Dr. Anna Beaudin’s lab mainly studies hematopoietic stem cells, which are cells that help form the adult blood system. Using a lineage tracing mouse model, Dr. Beaudin has identified a developmentally-restricted hematopoietic stem cell that is found in the fetal stages of life but disappear into adulthood. I have been in the lab for less than a year, so I mainly performed chore tasks such as re-racking pipette tips and cutting filter paper, washing and sterilizing glassware by autoclaving, making staining media, DNA isolation, and disposing of biohazard waste. These tasks were tedious but completing them in a timely manner was important for all people in the lab so that everyone’s experiments ran smoothly. With chores, I also obtained a great amount of experience observing graduate students and other undergraduates with their experiments, and would help out with single staining cells or help run samples on a flow cytometer. I gradually developed confidence in my skills this past semester and have recently been assigned a project attempting to understand the definitive progenitor of red blood cells from hematopoietic stem cell derived precursors.

 

With my new project, I start my days at 8am where I check on my mice in the vivarium and attend a group meeting for my lab or work. I then attend my classes, and in between my two or three hour gaps I am usually in lab working on a chore or at work. I always run my experiments on days when I have the most availability. My experiments typically take the entire work day, which is about six hours, so I try to not have many gaps to leave the lab throughout the day. I try to schedule my days to end at 5pm because that is around the time that everyone else in the lab ends theirs. I remember Dr.
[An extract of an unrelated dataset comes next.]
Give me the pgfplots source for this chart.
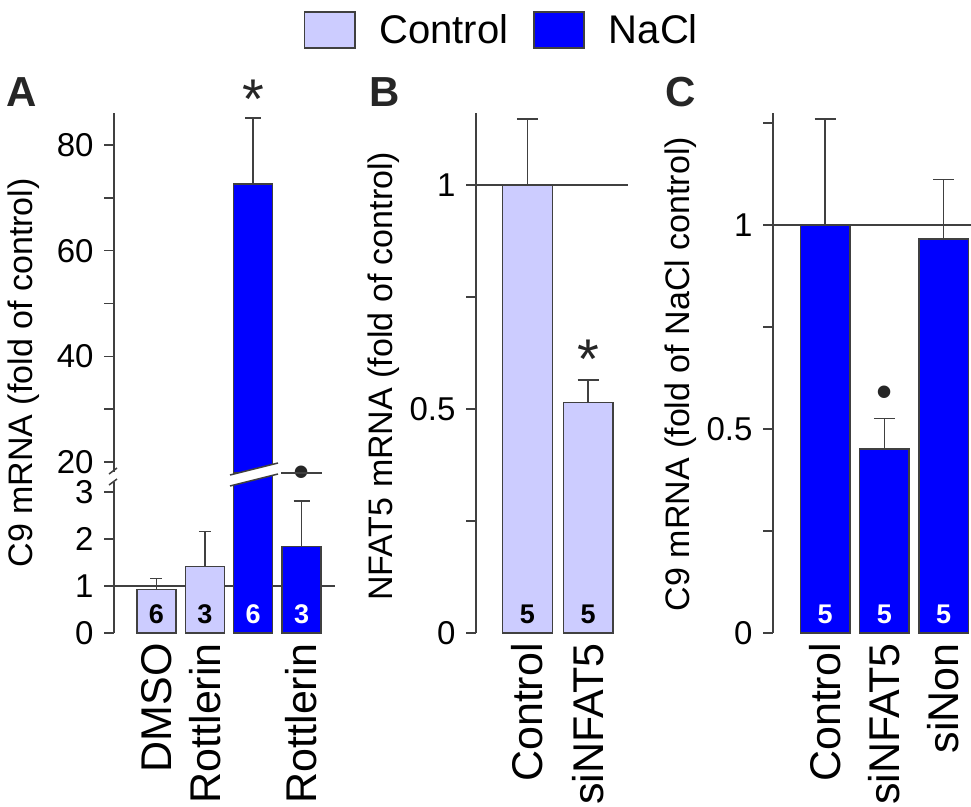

Beaudin’s advice to me that I incorporate into my day, which is about keeping a balance between my professional and personal life. By evenly dividing time between my classes and work, and time for myself, I have noticed that my time management skills have improved and I am more efficient in taking care of all my responsibilities. However, I do come in on weekends sometimes and even come in during break, because research does not stop when it’s inconvenient for you. Research is a full time commitment but the experiences and skills that I’ve gained while being a part of it has been invaluable to my academics and career.